Transforming US Civic Data Into a “What You See Is What You Mean” Format
City and state governments across America are adopting Open Data policies at a fantastic clip. Technology hotbed San Francisco has one, but places far from Silicon Valley – like Pittsburgh, PA – are also joining the municipal open data movement. The increasing availability of free tools and enthusiastic volunteer software developers has opened the door for a vast amount of new government data to be made publicly available in digital form. But merely putting this data out there on the Internet is only the first step.
Much of this city data is released under assumption that a government agency must publish something – anything – and fast. In this rush to demonstrate progress, little thought is given to the how. But the citizens who care about this data – and are actually building websites and applications with it – need to access it in machine-readable, accessible, and standards-compliant formats, as the Sunlight Foundation explains here. This explains why most city open data sets aren’t seen or used. There is a vast difference between merely opening data, and publishing Open Data.
By publishing data in good formats that adhere to modern, widely-accepted standards, users of the data may reuse existing software to manipulate and display the data in a variety of ways, without having to start from scratch. Moreover, it allows easy comparison between data from different sources. If every city and every organization chooses to adopt their own standard for data output, this task becomes absolutely insurmountable – the data will grow faster than anyone on the outside can possibly keep up.
Most Government “Open Data” Is A Useless Mess
Take, for example, the mess that is data.gov. Lots of data is available – but most of these datasets are windows-only self-extracting zip archives of Excel files without headings that are nearly useless. This is not what the community at large means by “Open Data” – there are lots of closed formats along the way.
Similarly, data which is released with its own schema, rather than adopting a common standard, is just as problematic. If you’re forcing your users to learn an entirely new data schema – essentially, a brand new language – and to write entirely new parsing software – a brand new translator – just to interact with your data, you’ve added a considerable barrier to entry that undercuts openness and accessibility.
A good standard lets anyone who wants to interact with the data do so easily, without having to learn anything new or build anything new. Standard programming libraries can be built, so that it’s as simple as opening a webpage for everyone. This means that in most programming languages, using a standards-based data source can be as simple as it is to interact with the web, import httplib and you’re done.
Evaluating Existing Standards
Every day at The OpenGov Foundation, I work with legal and legislative data. Laws, legal codes, legislation, regulations, and judicial opinions are a few examples. What standard do we use? Well, let’s look at the most common standards available for publishing legal data on the Internet:
- Akoma Ntoso – a well-known XML-based format that is very verbose. The level of complexity presents a high barrier to entry for most users, and has prevented its wide adoption.

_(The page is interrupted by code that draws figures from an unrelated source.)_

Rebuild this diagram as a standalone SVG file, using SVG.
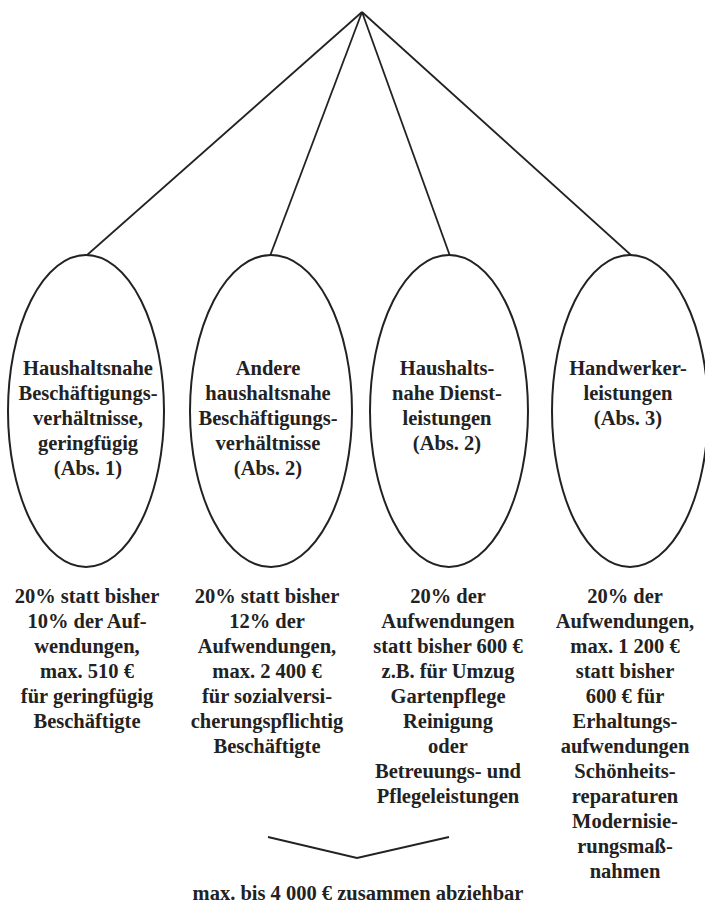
<svg xmlns="http://www.w3.org/2000/svg" width="705" height="904" viewBox="0 0 705 904">
<style>
.ln{stroke:#222;stroke-width:1.8;fill:none}
.el{stroke:#222;stroke-width:2;fill:#fff}
.t{font-family:"Liberation Serif","Times New Roman",serif;font-weight:bold;font-size:20.5px;fill:#222;text-anchor:middle}
</style>
<rect width="705" height="904" fill="#fff"/>
<g id="connectors">
<line class="ln" x1="362" y1="12" x2="86" y2="256"/>
<line class="ln" x1="362" y1="12" x2="270" y2="256"/>
<line class="ln" x1="362" y1="12" x2="450" y2="256"/>
<line class="ln" x1="362" y1="12" x2="632" y2="256"/>
<polyline class="ln" points="268,837 357,858 449,837"/>
</g>
<g id="node1">
<ellipse class="el" cx="86" cy="411" rx="78" ry="156"/>
<text class="t" x="88" y="375">Haushaltsnahe</text>
<text class="t" x="88" y="400">Beschäftigungs-</text>
<text class="t" x="88" y="425">verhältnisse,</text>
<text class="t" x="88" y="450">geringfügig</text>
<text class="t" x="88" y="475">(Abs. 1)</text>
</g>
<g id="node2">
<ellipse class="el" cx="271" cy="411" rx="81" ry="156"/>
<text class="t" x="268" y="375">Andere</text>
<text class="t" x="268" y="400">haushaltsnahe</text>
<text class="t" x="268" y="425">Beschäftigungs-</text>
<text class="t" x="268" y="450">verhältnisse</text>
<text class="t" x="268" y="475">(Abs. 2)</text>
</g>
<g id="node3">
<ellipse class="el" cx="449" cy="411" rx="79" ry="156"/>
<text class="t" x="447" y="375">Haushalts-</text>
<text class="t" x="447" y="400">nahe Dienst-</text>
<text class="t" x="447" y="425">leistungen</text>
<text class="t" x="447" y="450">(Abs. 2)</text>
</g>
<g id="node4">
<ellipse class="el" cx="630" cy="411" rx="78" ry="156"/>
<text class="t" x="628" y="375">Handwerker-</text>
<text class="t" x="628" y="400">leistungen</text>
<text class="t" x="628" y="425">(Abs. 3)</text>
</g>
<g id="desc1">
<text class="t" x="87" y="603">20% statt bisher</text>
<text class="t" x="87" y="628">10% der Auf-</text>
<text class="t" x="87" y="653">wendungen,</text>
<text class="t" x="87" y="678">max. 510 €</text>
<text class="t" x="87" y="703">für geringfügig</text>
<text class="t" x="87" y="728">Beschäftigte</text>
</g>
<g id="desc2">
<text class="t" x="267" y="603">20% statt bisher</text>
<text class="t" x="267" y="628">12% der</text>
<text class="t" x="267" y="653">Aufwendungen,</text>
<text class="t" x="267" y="678">max. 2 400 €</text>
<text class="t" x="267" y="703">für sozialversi-</text>
<text class="t" x="267" y="728">cherungspflichtig</text>
<text class="t" x="267" y="753">Beschäftigte</text>
</g>
<g id="desc3">
<text class="t" x="448" y="603">20% der</text>
<text class="t" x="448" y="628">Aufwendungen</text>
<text class="t" x="448" y="653">statt bisher 600 €</text>
<text class="t" x="448" y="678">z.B. für Umzug</text>
<text class="t" x="448" y="703">Gartenpflege</text>
<text class="t" x="448" y="728">Reinigung</text>
<text class="t" x="448" y="753">oder</text>
<text class="t" x="448" y="778">Betreuungs- und</text>
<text class="t" x="448" y="803">Pflegeleistungen</text>
</g>
<g id="desc4">
<text class="t" x="625" y="603">20% der</text>
<text class="t" x="625" y="628">Aufwendungen,</text>
<text class="t" x="625" y="653">max. 1 200 €</text>
<text class="t" x="625" y="678">statt bisher</text>
<text class="t" x="625" y="703">600 € für</text>
<text class="t" x="625" y="728">Erhaltungs-</text>
<text class="t" x="625" y="753">aufwendungen</text>
<text class="t" x="625" y="778">Schönheits-</text>
<text class="t" x="625" y="803">reparaturen</text>
<text class="t" x="625" y="828">Modernisie-</text>
<text class="t" x="625" y="853">rungsmaß-</text>
<text class="t" x="625" y="878">nahmen</text>
</g>
<g id="total">
<text class="t" x="358" y="900">max. bis 4 000 € zusammen abziehbar</text>
</g>
</svg>
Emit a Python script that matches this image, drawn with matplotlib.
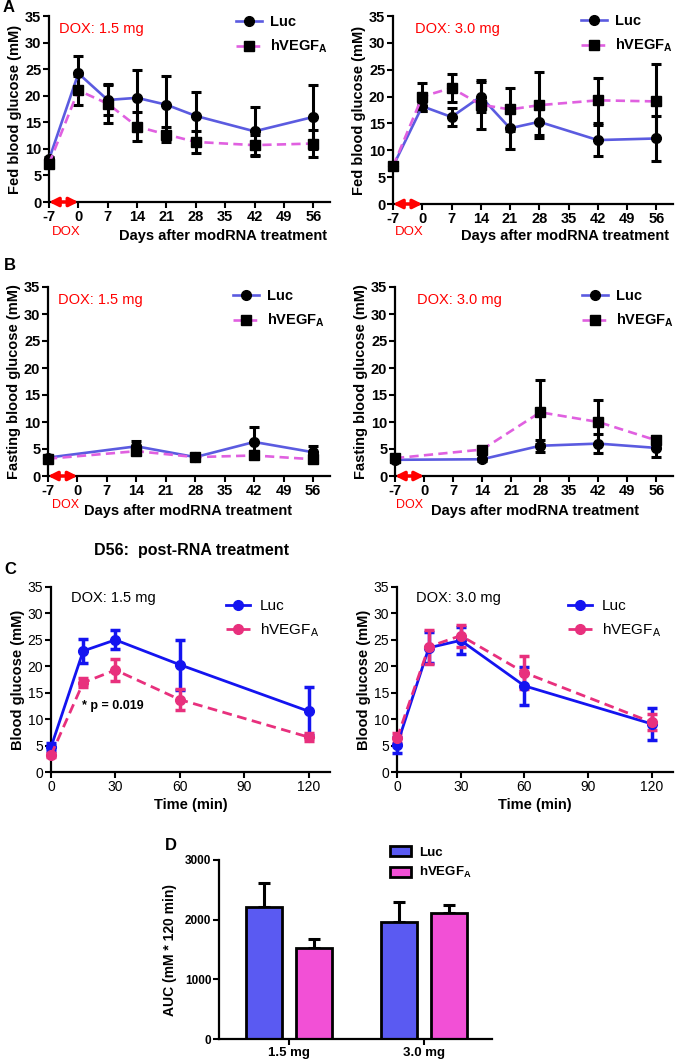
import matplotlib
matplotlib.use("Agg")
import matplotlib.pyplot as plt
from matplotlib.lines import Line2D
import numpy as np

plt.rcParams['font.family'] = ['Liberation Sans', 'DejaVu Sans']
plt.rcParams['mathtext.fontset'] = 'custom'
plt.rcParams['mathtext.rm'] = 'Liberation Sans'
plt.rcParams['mathtext.bf'] = 'Liberation Sans:bold'
plt.rcParams['axes.unicode_minus'] = False

# ---------------- data ----------------
days_A = [-7, 0, 7, 14, 21, 28, 42, 56]
fed15_luc = [8.0, 24.2, 19.2, 19.6, 18.3, 16.2, 13.3, 16.0]
fed15_luc_err = [0.5, 3.2, 2.8, 5.3, 5.5, 4.5, 4.6, 6.0]
fed15_veg = [7.2, 21.0, 18.5, 14.2, 12.7, 11.3, 10.7, 11.0]
fed15_veg_err = [0.6, 2.7, 3.7, 2.8, 1.4, 2.1, 1.9, 2.5]
fed30_luc = [7.0, 18.2, 16.2, 20.0, 14.1, 15.3, 11.9, 12.2]
fed30_luc_err = [0.4, 0.8, 1.6, 2.8, 3.9, 2.5, 2.9, 4.2]
fed30_veg = [7.0, 20.0, 21.6, 18.5, 17.6, 18.4, 19.3, 19.1]
fed30_veg_err = [0.4, 2.6, 2.6, 4.6, 4.0, 6.2, 4.2, 6.9]

days_B = [-7, 14, 28, 42, 56]
fast15_luc = [3.4, 5.5, 3.5, 6.3, 4.4]
fast15_luc_err = [0.3, 1.0, 0.3, 2.7, 1.2]
fast15_veg = [3.2, 4.6, 3.5, 3.8, 3.1]
fast15_veg_err = [0.3, 0.5, 0.3, 0.5, 0.5]
fast30_luc = [3.0, 3.1, 5.6, 6.0, 5.2]
fast30_luc_err = [0.3, 0.3, 1.1, 1.7, 1.6]
fast30_veg = [3.3, 4.9, 11.8, 10.0, 6.6]
fast30_veg_err = [0.3, 0.4, 5.9, 4.0, 0.8]

times_C = [0, 15, 30, 60, 120]
gtt15_luc = [4.7, 22.9, 25.0, 20.3, 11.5]
gtt15_luc_err = [0.8, 2.2, 1.8, 4.7, 4.5]
gtt15_veg = [3.2, 16.9, 19.3, 13.7, 6.6]
gtt15_veg_err = [0.4, 0.9, 2.1, 2.0, 0.8]
gtt30_luc = [5.1, 23.5, 24.9, 16.3, 9.1]
gtt30_luc_err = [1.5, 2.9, 2.6, 3.6, 3.0]
gtt30_veg = [6.4, 23.7, 25.8, 18.8, 9.4]
gtt30_veg_err = [1.0, 3.2, 2.1, 3.1, 1.5]

auc_groups = ['1.5 mg', '3.0 mg']
auc_luc = [2210, 1965]
auc_luc_err = [410, 330]
auc_veg = [1525, 2110]
auc_veg_err = [150, 135]

dose_labels = ['DOX: 1.5 mg', 'DOX: 3.0 mg']
veg_label = r'hVEGF$_\mathbf{A}$'
veg_label_r = r'hVEGF$_\mathrm{A}$'

# ---------------- figure ----------------
W, H = 679, 1062
fig = plt.figure(figsize=(W / 100, H / 100), dpi=100)


def axpx(l, r, t, b):
    return fig.add_axes([l / W, 1 - b / H, (r - l) / W, (b - t) / H])


def fpx(x, y):
    return (x / W, 1 - y / H)


LUC_A = '#5b5be0'
VEG_A = '#e060e0'
LUC_C = '#1414f0'
VEG_C = '#e8307d'
DASH = (0, (3.5, 2))


def style_axes(ax, bold=True, fs=10):
    for s in ['top', 'right']:
        ax.spines[s].set_visible(False)
    for s in ['left', 'bottom']:
        ax.spines[s].set_linewidth(1.6)
    ax.tick_params(width=1.5, length=4, labelsize=fs, pad=1.5)
    for lab in ax.get_xticklabels() + ax.get_yticklabels():
        lab.set_fontweight('bold' if bold else 'normal')


def time_panel(ax, days, luc, luc_e, veg, veg_e, dose, ylabel, legpos):
    ax.errorbar(days, luc, yerr=luc_e, color=LUC_A, lw=1.9, marker='o', ms=7,
                mfc='black', mec='black', ecolor='black', elinewidth=2.2,
                capsize=3.5, capthick=2.2, clip_on=False, zorder=3)
    ax.errorbar(days, veg, yerr=veg_e, color=VEG_A, lw=1.9, ls=DASH,
                marker='s', ms=7, mfc='black', mec='black', ecolor='black',
                elinewidth=2.2, capsize=3.5, capthick=2.2,
                clip_on=False, zorder=3)
    ax.set_xlim(-7, 60)
    ax.set_ylim(0, 35)
    ax.set_xticks(range(-7, 57, 7))
    ax.set_yticks(range(0, 36, 5))
    ax.set_ylabel(ylabel, fontsize=10.5, fontweight='bold', labelpad=2)
    style_axes(ax, fs=10.5)
    ax.text(0.035 if ax.get_position().x0 < 0.5 else 0.08, 0.93, dose,
            transform=ax.transAxes, color='red', fontsize=10.5, va='center')
    ax.annotate('', xy=(-7, 0), xytext=(0, 0),
                arrowprops=dict(arrowstyle='<|-|>', color='red', lw=2.5,
                                mutation_scale=13, shrinkA=0, shrinkB=0),
                annotation_clip=False, zorder=5)
    handles = [Line2D([], [], color=LUC_A, lw=1.9, marker='o', ms=7,
                      mfc='black', mec='black'),
               Line2D([], [], color=VEG_A, lw=1.9, ls=DASH, marker='s', ms=7,
                      mfc='black', mec='black')]
    ax.legend(handles, ['Luc', veg_label], loc='upper left',
              bbox_to_anchor=fpx(*legpos),
              bbox_transform=fig.transFigure, frameon=False,
              handlelength=1.8, handletextpad=0.5, labelspacing=0.6,
              borderpad=0, borderaxespad=0, prop={'weight': 'bold', 'size': 10.5})


# Panel A
axA1 = axpx(49, 330, 16, 202)
time_panel(axA1, days_A, fed15_luc, fed15_luc_err, fed15_veg, fed15_veg_err,
           dose_labels[0], 'Fed blood glucose (mM)', (236, 15))
axA2 = axpx(393, 673, 16, 204)
time_panel(axA2, days_A, fed30_luc, fed30_luc_err, fed30_veg, fed30_veg_err,
           dose_labels[1], 'Fed blood glucose (mM)', (581, 14))
fig.text(*fpx(66, 232), 'DOX', color='red', fontsize=9.5, ha='center', va='center')
fig.text(*fpx(223, 236), 'Days after modRNA treatment', fontsize=10.5,
         fontweight='bold', ha='center', va='center')
fig.text(*fpx(409, 232), 'DOX', color='red', fontsize=9.5, ha='center', va='center')
fig.text(*fpx(565, 236), 'Days after modRNA treatment', fontsize=10.5,
         fontweight='bold', ha='center', va='center')

# Panel B
axB1 = axpx(48, 330, 287, 476)
time_panel(axB1, days_B, fast15_luc, fast15_luc_err, fast15_veg, fast15_veg_err,
           dose_labels[0], 'Fasting blood glucose (mM)', (233, 289))
axB2 = axpx(395, 673, 287, 476)
time_panel(axB2, days_B, fast30_luc, fast30_luc_err, fast30_veg, fast30_veg_err,
           dose_labels[1], 'Fasting blood glucose (mM)', (582, 289))
fig.text(*fpx(66, 505), 'DOX', color='red', fontsize=9, ha='center', va='center')
fig.text(*fpx(188, 511), 'Days after modRNA treatment', fontsize=10.5,
         fontweight='bold', ha='center', va='center')
fig.text(*fpx(410, 505), 'DOX', color='red', fontsize=9, ha='center', va='center')
fig.text(*fpx(535, 511), 'Days after modRNA treatment', fontsize=10.5,
         fontweight='bold', ha='center', va='center')


# Panel C
def gtt_panel(ax, luc, luc_e, veg, veg_e, dose, legpos):
    ax.errorbar(times_C, luc, yerr=luc_e, color=LUC_C, lw=2, marker='o', ms=7,
                ecolor=LUC_C, elinewidth=2.5, capsize=3.5, capthick=2.5,
                clip_on=False, zorder=3)
    ax.errorbar(times_C, veg, yerr=veg_e, color=VEG_C, lw=2, ls=DASH,
                marker='o', ms=7, ecolor=VEG_C, elinewidth=2.5, capsize=3.5,
                capthick=2.5, clip_on=False, zorder=3)
    ax.set_xlim(0, 130)
    ax.set_ylim(0, 35)
    ax.set_xticks([0, 30, 60, 90, 120])
    ax.set_yticks(range(0, 36, 5))
    ax.set_ylabel('Blood glucose (mM)', fontsize=10.5, fontweight='bold', labelpad=2)
    ax.set_xlabel('Time (min)', fontsize=10.5, fontweight='bold', labelpad=3)
    style_axes(ax, bold=False, fs=10)
    ax.text(0.07, 0.94, dose, transform=ax.transAxes, color='black',
            fontsize=10.5, va='center')
    handles = [Line2D([], [], color=LUC_C, lw=2, marker='o', ms=7),
               Line2D([], [], color=VEG_C, lw=2, ls=DASH, marker='o', ms=7)]
    ax.legend(handles, ['Luc', veg_label_r], loc='upper left',
              bbox_to_anchor=fpx(*legpos),
              bbox_transform=fig.transFigure, frameon=False,
              handlelength=1.6, handletextpad=0.6, labelspacing=0.55,
              borderpad=0, borderaxespad=0, prop={'size': 11})


axC1 = axpx(51, 330, 587, 772)
gtt_panel(axC1, gtt15_luc, gtt15_luc_err, gtt15_veg, gtt15_veg_err,
          dose_labels[0], (226, 599))
axC1.text(14.5, 12.5, '* p = 0.019', fontsize=9, fontweight='bold', va='center')
axC2 = axpx(397, 673, 587, 772)
gtt_panel(axC2, gtt30_luc, gtt30_luc_err, gtt30_veg, gtt30_veg_err,
          dose_labels[1], (568, 599))
fig.text(*fpx(192, 550), 'D56:  post-RNA treatment', fontsize=11.5,
         fontweight='bold', ha='center', va='center')

# Panel D
axD = axpx(219, 492, 860, 1039)
xg = np.arange(len(auc_groups))
bw = 0.267
off = 0.185
axD.bar(xg - off, auc_luc, width=bw, color='#5a5af2', edgecolor='black',
        linewidth=2, label='Luc', zorder=2)
axD.bar(xg + off, auc_veg, width=bw, color='#f250d6', edgecolor='black',
        linewidth=2, label=veg_label, zorder=2)
axD.errorbar(xg - off, auc_luc, yerr=[np.zeros(2), auc_luc_err], fmt='none',
             ecolor='black', elinewidth=2.2, capsize=4.5, capthick=2.2, zorder=1)
axD.errorbar(xg + off, auc_veg, yerr=[np.zeros(2), auc_veg_err], fmt='none',
             ecolor='black', elinewidth=2.2, capsize=4.5, capthick=2.2, zorder=1)
axD.set_xlim(-0.52, 1.5)
axD.set_ylim(0, 3000)
axD.set_yticks([0, 1000, 2000, 3000])
axD.set_xticks(xg)
axD.set_xticklabels(auc_groups)
axD.set_ylabel('AUC (mM * 120 min)', fontsize=10, fontweight='bold', labelpad=6)
style_axes(axD, bold=True, fs=8.5)
for lab in axD.get_xticklabels():
    lab.set_fontsize(9.5)
axD.legend(loc='upper left', bbox_to_anchor=fpx(390, 846),
           bbox_transform=fig.transFigure, frameon=False,
           handlelength=1.6, handleheight=0.8, handletextpad=0.6,
           labelspacing=0.5, borderpad=0, borderaxespad=0,
           prop={'weight': 'bold', 'size': 9.5})

# Panel letters
for lt, (x, y) in zip(['A', 'B', 'C', 'D'], [(9, 8), (10, 265), (10, 570), (171, 846)]):
    fig.text(*fpx(x, y), lt, fontsize=12, fontweight='bold', ha='center', va='center')

fig.savefig('out.png', dpi=100)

- United States Legislative Markup (USLM) – another XML-based format used by the US House of Representatives. It has the advantage of being not very verbose, extensible, and easy to use.
- State Decoded XML – the format used by The State Decoded project. Currently, this only support law code data, and is not widely adopted outside of this project.
- JSON – JSON is not actually a standard, but a general format well suited to relational and tabular data, and chunks of plain text. A variant is JSON-LD which has all of the same properties, but is better for relational data. It is commonly used for transferring data on the web, but it is not practical for annotated or marked-up data.
None of these are ideal. But if I had to pick a single option to move forward, the USLM standard is the most attractive for several reasons:
- It is older, established, and has good documentation
- It is easily implemented and used
- It is extensible, but not especially verbose
- It is designed to handle inline markup and annotation, such as tables, mathematical formulas, and images
It also acts as a very good “greatest common factor” as a primary format – it can be translated easily into common formats such as HTML, Microsoft Word, plain text, and even JSON – but does not add any superfluous complexity to address most common needs (e.g., tables or annotations) that other formats require.
Setting the Standard for Open Law & Legislative Data
Moving forward, the next step beyond simply exporting USLM data from existing data sources would be to to have end-to-end solutions that speak USLM natively. Instead of editing Word or WordPerfect documents to craft legislation, lawmakers could write bills in new tools that look and feel like Word, but are actually crafting well-formatted USLM XML behind the scenes, instead of a closed-source, locked-in format. This is what we call “What You See Is What You Mean” – or WYSIWYM.
Here at The OpenGov Foundation, we believe in a rich, standards-based data economy, and we are our actively doing our part to contribute. Our open-source online policymaking platform – Madison – already consumes USLM, and we are actively working on an WYSIWYM editor to make it easier to create and modify policy documents in Madison. We are also investigating USLM support for The State Decoded – both as an input and output format. Hopefully, other software projects will actively follow suit – creating an interoperable ecosystem of legal data for everyone in the United States.